Clad in jeans and a T-shirt, Urmila Tanti, a college student from Cinnamara tea estate and a first time voter, echoes the sentiment of Gowala but paints all political parties with the same brush. “We have seen the sufferings of our people. Our community has been cheated by the political parties over the years,” she said.

Most of the 880-odd tea estates of Assam are concentrated in districts under the five constituencies of Dibrugarh, Jorhat, Kaliabor, Tezpur and Lakhimpur, where polls were held today.

Jorhat constituency alone has an estimated 3,50,000 tea garden voters of the 11,87,794-strong electorate and tea voters play a crucial role in the elections.

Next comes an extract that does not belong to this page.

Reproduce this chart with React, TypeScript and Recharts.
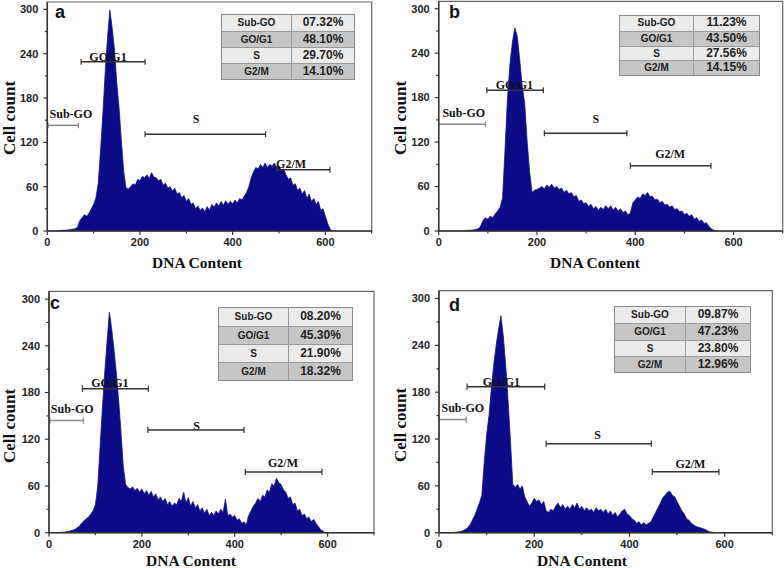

Congress candidate Bijoy Krishna Handique is aiming for his record seventh time entry to the Lok Sabha from this constituency. He is pitted against BJP candidate and former Assam Tea Tribes’ Students Association general secretary, Kamakhya Prasad Tasa, who hails from Jorhat.

With prolonged dry conditions last year tea production was hit hard across Assam but there seems to be the promise of a better harvest this year with most gardens already achieving their targets.

Mohan Murah, the chowkidar of Samoguri division of Dholi tea estate in Titabor, rests under a tree on the Mariani-Titabor road after coming out of the polling station. “Kiba poriborton hobo ne (will there be any change?),” he asks.